Recorded information:
= = = =
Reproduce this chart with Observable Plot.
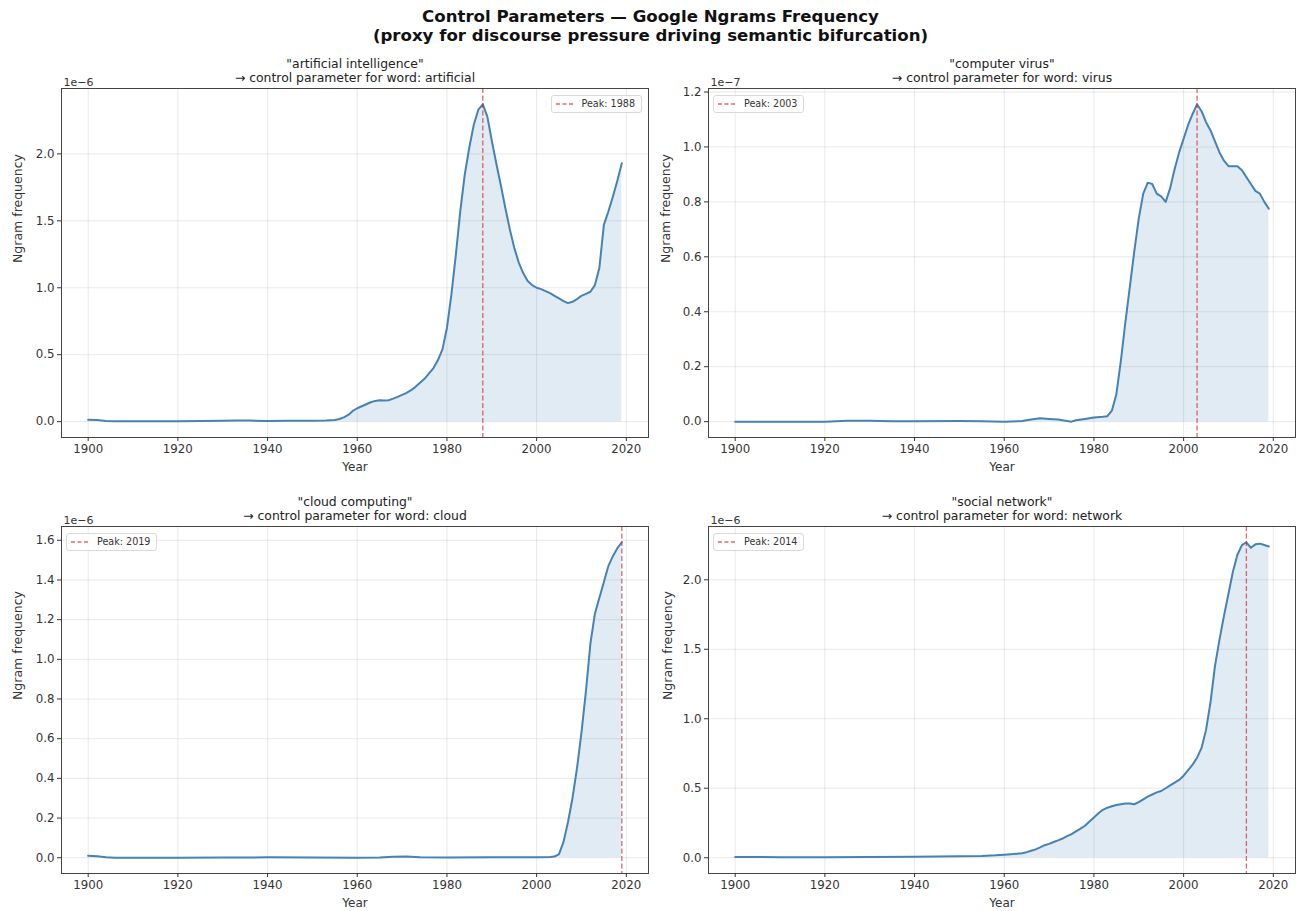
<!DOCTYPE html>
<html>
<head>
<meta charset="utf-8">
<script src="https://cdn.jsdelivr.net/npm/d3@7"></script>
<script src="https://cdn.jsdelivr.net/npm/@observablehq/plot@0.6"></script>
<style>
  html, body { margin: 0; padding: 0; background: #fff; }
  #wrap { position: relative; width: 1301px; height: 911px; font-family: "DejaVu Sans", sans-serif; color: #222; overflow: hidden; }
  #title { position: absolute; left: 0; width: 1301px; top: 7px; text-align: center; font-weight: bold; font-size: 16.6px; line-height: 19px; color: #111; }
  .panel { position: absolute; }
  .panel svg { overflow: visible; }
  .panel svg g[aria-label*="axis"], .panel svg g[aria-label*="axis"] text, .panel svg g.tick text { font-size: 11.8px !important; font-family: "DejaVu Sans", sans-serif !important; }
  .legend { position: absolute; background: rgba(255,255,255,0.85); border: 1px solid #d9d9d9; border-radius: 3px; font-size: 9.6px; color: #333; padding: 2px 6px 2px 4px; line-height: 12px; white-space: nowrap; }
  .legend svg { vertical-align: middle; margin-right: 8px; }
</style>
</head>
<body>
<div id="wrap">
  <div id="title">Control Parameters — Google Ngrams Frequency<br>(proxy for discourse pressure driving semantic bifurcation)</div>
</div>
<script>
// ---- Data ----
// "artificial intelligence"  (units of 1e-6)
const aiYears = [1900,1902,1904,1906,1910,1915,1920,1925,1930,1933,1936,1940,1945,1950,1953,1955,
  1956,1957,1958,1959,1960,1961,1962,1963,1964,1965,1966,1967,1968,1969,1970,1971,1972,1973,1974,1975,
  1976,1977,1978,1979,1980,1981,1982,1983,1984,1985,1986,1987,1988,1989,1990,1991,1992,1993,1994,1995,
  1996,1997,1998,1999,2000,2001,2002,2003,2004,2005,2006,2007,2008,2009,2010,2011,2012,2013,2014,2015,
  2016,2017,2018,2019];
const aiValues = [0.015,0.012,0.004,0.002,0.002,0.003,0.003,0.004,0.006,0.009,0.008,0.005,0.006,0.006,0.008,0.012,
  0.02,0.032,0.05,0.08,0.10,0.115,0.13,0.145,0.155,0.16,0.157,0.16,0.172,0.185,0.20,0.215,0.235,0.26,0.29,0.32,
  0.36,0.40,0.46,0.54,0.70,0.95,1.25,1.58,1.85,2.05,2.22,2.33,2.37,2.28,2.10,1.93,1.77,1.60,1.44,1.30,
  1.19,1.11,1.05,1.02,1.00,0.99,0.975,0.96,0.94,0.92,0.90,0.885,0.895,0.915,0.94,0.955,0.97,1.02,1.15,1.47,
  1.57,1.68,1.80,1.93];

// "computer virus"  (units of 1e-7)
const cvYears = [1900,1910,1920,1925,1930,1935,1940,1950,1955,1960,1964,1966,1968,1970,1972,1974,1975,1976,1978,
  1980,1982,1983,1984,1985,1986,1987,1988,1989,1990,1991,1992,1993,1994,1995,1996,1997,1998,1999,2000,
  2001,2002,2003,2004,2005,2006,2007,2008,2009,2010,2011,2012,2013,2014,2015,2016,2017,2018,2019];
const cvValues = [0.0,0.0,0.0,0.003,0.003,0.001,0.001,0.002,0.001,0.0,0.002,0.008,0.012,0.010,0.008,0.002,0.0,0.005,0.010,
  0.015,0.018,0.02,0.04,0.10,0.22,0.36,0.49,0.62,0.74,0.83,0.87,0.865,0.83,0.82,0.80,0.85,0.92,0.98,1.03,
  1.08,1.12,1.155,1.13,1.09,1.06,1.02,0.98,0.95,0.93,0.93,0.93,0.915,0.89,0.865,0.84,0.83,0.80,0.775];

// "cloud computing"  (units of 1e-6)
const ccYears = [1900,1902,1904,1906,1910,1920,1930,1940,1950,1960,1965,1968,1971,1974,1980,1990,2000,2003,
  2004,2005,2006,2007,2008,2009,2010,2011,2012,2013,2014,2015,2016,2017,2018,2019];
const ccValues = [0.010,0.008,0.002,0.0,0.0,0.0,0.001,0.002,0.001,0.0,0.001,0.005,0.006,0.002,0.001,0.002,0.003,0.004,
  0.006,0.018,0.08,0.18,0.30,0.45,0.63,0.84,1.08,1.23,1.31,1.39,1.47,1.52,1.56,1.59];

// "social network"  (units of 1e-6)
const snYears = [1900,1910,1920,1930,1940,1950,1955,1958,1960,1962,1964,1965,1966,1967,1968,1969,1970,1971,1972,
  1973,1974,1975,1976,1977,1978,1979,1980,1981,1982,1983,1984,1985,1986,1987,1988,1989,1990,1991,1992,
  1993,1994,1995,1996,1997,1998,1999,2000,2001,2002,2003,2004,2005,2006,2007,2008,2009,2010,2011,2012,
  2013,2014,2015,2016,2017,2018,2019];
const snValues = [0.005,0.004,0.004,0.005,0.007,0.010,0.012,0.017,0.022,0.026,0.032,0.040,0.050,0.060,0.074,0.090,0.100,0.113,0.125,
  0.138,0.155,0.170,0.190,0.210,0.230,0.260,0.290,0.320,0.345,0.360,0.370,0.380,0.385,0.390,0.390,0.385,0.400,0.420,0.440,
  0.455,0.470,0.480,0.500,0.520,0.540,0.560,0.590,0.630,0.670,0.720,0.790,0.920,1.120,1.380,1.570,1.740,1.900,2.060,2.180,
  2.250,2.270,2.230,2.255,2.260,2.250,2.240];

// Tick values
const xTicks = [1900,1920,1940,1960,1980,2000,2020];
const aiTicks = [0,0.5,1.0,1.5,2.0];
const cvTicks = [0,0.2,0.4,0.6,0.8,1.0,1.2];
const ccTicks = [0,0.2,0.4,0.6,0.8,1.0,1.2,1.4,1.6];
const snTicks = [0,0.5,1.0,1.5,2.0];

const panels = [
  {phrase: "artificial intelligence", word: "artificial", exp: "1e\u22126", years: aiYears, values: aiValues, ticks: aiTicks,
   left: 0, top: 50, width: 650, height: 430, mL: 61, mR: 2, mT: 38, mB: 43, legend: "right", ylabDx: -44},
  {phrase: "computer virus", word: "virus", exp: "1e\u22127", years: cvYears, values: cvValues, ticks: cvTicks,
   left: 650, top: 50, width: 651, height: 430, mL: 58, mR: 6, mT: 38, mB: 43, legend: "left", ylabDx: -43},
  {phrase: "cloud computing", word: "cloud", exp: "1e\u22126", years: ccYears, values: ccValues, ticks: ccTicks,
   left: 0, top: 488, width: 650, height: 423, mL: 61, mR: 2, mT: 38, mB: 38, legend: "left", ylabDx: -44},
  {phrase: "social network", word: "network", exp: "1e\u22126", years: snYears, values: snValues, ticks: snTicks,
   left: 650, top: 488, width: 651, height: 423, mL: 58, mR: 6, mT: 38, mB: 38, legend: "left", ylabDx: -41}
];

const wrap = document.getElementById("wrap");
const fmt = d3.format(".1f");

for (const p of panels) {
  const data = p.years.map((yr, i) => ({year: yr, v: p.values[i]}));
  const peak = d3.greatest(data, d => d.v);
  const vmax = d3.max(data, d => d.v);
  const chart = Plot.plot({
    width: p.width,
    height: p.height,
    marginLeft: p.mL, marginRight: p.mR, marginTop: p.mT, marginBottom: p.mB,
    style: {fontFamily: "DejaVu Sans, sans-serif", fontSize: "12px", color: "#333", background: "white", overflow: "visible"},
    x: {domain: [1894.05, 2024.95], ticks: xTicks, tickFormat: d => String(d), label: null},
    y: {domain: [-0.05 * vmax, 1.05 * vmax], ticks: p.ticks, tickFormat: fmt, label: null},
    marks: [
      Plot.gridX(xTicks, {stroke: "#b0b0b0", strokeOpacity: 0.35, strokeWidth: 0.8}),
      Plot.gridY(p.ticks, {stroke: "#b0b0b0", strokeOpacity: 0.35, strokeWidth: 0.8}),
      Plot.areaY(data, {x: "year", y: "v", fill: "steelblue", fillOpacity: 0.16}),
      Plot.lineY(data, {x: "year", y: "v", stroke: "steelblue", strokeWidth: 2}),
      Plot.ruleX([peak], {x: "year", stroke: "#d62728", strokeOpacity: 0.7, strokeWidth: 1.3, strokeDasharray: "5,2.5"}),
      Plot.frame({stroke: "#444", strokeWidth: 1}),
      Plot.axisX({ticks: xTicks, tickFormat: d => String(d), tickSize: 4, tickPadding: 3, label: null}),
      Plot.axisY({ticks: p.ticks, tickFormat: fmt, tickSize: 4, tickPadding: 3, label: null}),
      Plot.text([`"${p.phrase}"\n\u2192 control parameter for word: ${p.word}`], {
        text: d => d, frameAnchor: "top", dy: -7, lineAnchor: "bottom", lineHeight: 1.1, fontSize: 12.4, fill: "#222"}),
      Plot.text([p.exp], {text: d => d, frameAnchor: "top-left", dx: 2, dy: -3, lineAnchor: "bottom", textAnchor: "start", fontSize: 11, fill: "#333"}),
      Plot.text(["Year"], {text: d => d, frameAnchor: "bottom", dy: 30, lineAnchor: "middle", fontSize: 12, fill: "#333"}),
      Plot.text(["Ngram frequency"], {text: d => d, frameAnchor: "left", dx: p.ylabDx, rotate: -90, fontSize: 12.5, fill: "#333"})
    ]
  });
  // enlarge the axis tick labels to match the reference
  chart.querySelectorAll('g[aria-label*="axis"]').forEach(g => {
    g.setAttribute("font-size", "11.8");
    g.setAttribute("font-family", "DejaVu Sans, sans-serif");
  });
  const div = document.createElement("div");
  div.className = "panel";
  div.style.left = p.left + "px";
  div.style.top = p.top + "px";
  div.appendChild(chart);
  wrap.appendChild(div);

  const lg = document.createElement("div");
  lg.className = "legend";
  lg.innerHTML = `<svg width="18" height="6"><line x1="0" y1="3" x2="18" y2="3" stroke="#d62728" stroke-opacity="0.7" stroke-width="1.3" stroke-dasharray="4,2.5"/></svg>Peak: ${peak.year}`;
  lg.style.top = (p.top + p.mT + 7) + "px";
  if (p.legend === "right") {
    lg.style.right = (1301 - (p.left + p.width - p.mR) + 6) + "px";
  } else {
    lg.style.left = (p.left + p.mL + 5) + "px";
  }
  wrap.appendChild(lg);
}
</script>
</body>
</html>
= = = =
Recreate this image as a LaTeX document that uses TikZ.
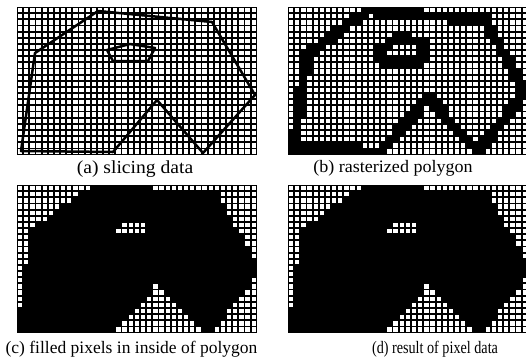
= = = =
Gather every line from the listing above in which "chart" appears, and copy those lines.

Output for this task:
Reproduce this chart with Observable Plot.
  const chart = Plot.plot({
  chart.querySelectorAll('g[aria-label*="axis"]').forEach(g => {
  div.appendChild(chart);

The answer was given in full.